The next day, Bruce drives Selina to lunch when two of Red Claw's terrorists repeatedly bump into Bruce's car. Bruce turns around, driving towards them. The terrorists swerve away, driving off the bridge. Bruce and Selina return home and change into Batman and Catwoman, respectively. Bruce finds Isis's body hair on his jacket, deducing Catwoman's identity. Catwoman goes to the resort, taking pictures of the terrorists when two of them find her. Batman knocks them out, takes Catwoman with him and run away. However, Red Claw captures them, ties them in a shelter, releasing the plague on them. They break free and Batman pours petrol all over before throwing a grenade on it. The heat from the flames destroy the plague while the flames burn the resort. Commissioner Gordon and his policemen arrest the terrorists while Red Claw attacks Catwoman from behind until a mountain lion pounces on her and hits her off the cliff, injuring her.

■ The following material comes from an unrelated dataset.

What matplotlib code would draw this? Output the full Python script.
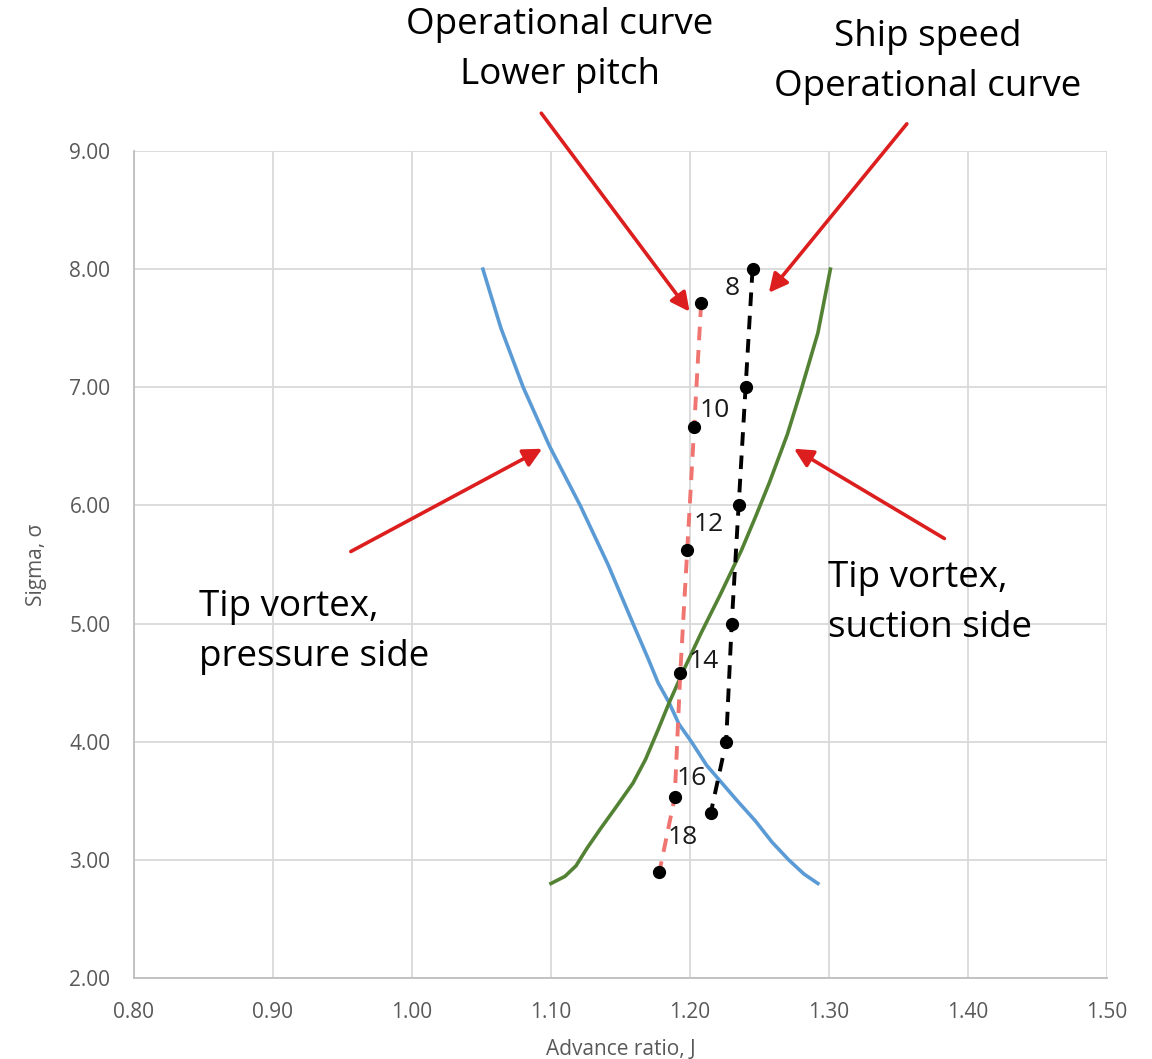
import matplotlib
matplotlib.use("Agg")
import matplotlib.pyplot as plt

plt.rcParams['font.family'] = ['Open Sans', 'DejaVu Sans']

# tip vortex, pressure side (blue)
press_j = [1.051, 1.064, 1.080, 1.099, 1.121, 1.141, 1.159, 1.170, 1.177,
           1.185, 1.192, 1.201, 1.212, 1.223, 1.234, 1.247, 1.259, 1.271,
           1.282, 1.292]
press_s = [8.00, 7.50, 7.00, 6.50, 6.00, 5.50, 5.00, 4.70, 4.50,
           4.33, 4.15, 4.00, 3.80, 3.65, 3.50, 3.33, 3.15, 3.00,
           2.88, 2.80]

# tip vortex, suction side (green)
suct_j = [1.100, 1.110, 1.118, 1.126, 1.136, 1.147, 1.159, 1.168, 1.177,
          1.185, 1.196, 1.208, 1.222, 1.237, 1.247, 1.257, 1.270, 1.280,
          1.292, 1.301]
suct_s = [2.80, 2.86, 2.95, 3.10, 3.27, 3.45, 3.65, 3.85, 4.10,
          4.33, 4.62, 4.92, 5.25, 5.62, 5.90, 6.19, 6.60, 6.98,
          7.46, 8.00]

# ship speed operational curve (black)
ship_j = [1.245, 1.240, 1.235, 1.230, 1.226, 1.215]
ship_s = [8.00, 7.00, 6.00, 5.00, 4.00, 3.40]

# operational curve, lower pitch (pink)
low_j = [1.208, 1.203, 1.198, 1.193, 1.189, 1.178]
low_s = [7.71, 6.66, 5.62, 4.58, 3.53, 2.90]

speed_labels = ['8', '10', '12', '14', '16', '18']
label_j = [1.2300, 1.2178, 1.2134, 1.2098, 1.2012, 1.1947]
label_s = [7.84, 6.80, 5.84, 4.68, 3.69, 3.19]

W, H = 1152, 1059
fig = plt.figure(figsize=(W / 100, H / 100), dpi=100)
ax = fig.add_axes([134 / W, 1 - 978 / H, (1107 - 134) / W, (978 - 151) / H])

ax.plot(press_j, press_s, color='#5b9bd5', lw=2.6, solid_joinstyle='round')
ax.plot(suct_j, suct_s, color='#548235', lw=2.6, solid_joinstyle='round')
ax.plot(low_j, low_s, color='#f07470', lw=2.8, ls=(0, (3.5, 2.5)))
ax.plot(low_j, low_s, 'o', color='black', ms=8.5)
ax.plot(ship_j, ship_s, color='black', lw=2.8, ls=(0, (3.5, 2.5)),
        marker='o', ms=8.5)

for t, x, y in zip(speed_labels, label_j, label_s):
    ax.text(x, y, t, fontsize=19, ha='center', va='center', color='#1a1a1a')

ax.set_xlim(0.8, 1.5)
ax.set_ylim(2.0, 9.0)
ax.set_xticks([0.8 + 0.1 * i for i in range(8)])
ax.set_yticks(range(2, 10))
ax.set_xticklabels(['%.2f' % (0.8 + 0.1 * i) for i in range(8)])
ax.set_yticklabels(['%.2f' % v for v in range(2, 10)])
ax.grid(True, color='#d9d9d9', lw=1.3)
ax.set_axisbelow(True)
for s in ['top', 'right']:
    ax.spines[s].set_visible(False)
for s in ['left', 'bottom']:
    ax.spines[s].set_color('#bfbfbf')
    ax.spines[s].set_linewidth(1.3)
ax.tick_params(length=0, labelsize=15, labelcolor='#595959', pad=17)
ax.set_xlabel('Advance ratio, J', fontsize=15, color='#595959', labelpad=12)
ax.set_ylabel('Sigma, σ', fontsize=15, color='#595959', labelpad=16)

# red arrows (tail -> head)
arrows = [((1.093, 9.32), (1.1997, 7.64)),
          ((1.356, 9.23), (1.2567, 7.80)),
          ((0.956, 5.61), (1.0937, 6.48)),
          ((1.383, 5.72), (1.2748, 6.48))]
for tail, head in arrows:
    ax.annotate('', xy=head, xytext=tail, annotation_clip=False,
                arrowprops=dict(arrowstyle='-|>', color='#dc1e1e', lw=2.6,
                                mutation_scale=28, shrinkA=0, shrinkB=0))

big = dict(fontsize=26.5, color='black', linespacing=1.5)
fig.text(560 / W, 1 - 50 / H, 'Operational curve\nLower pitch',
         ha='center', va='center', **big)
fig.text(928 / W, 1 - 62 / H, 'Ship speed\nOperational curve',
         ha='center', va='center', **big)
fig.text(199 / W, 1 - 632 / H, 'Tip vortex,\npressure side',
         ha='left', va='center', **big)
fig.text(828 / W, 1 - 603 / H, 'Tip vortex,\nsuction side',
         ha='left', va='center', **big)

fig.savefig('out.png', dpi=100)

Catwoman returns home and finds Maven gone. Batman emerges from the shadows, telling her Maven left because the terrorists were after both of them. Catwoman asks him why he didn't tell the police that he found her. He says that he didn't want her to be arrested like a common criminal. She asks him whether he cares or not, leaning forward to kiss him but he handcuffs her saying, "More than you'll ever know."

==Voice cast==
- Kevin Conroy as Bruce Wayne / Batman
- Bob Hastings as Commissioner Gordon
- Adrienne Barbeau as Selina Kyle / Catwoman
- Herb Edelman as Mr. Stern
- Kate Mulgrew as Red Claw
- Mary McDonald Lewis as Maven
- Frank Welker as Isis
- Neil Ross as Dealer

===Additional voice===
- Steve McGowan

==Reception==
The episodes have been called "a great start to the series" with people praising the Catwoman and Batman/Selina Kyle and Bruce Wayne dynamic, however, the animal reserve/terrorist aspect of the episodes were not well-liked, with IGN thinking it "played heavily on the environmental card". Bruce Timm himself claimed that he was "never crazy" about the series' depiction of Catwoman, singling out the environmentalist/animal rights activist aspect of the character.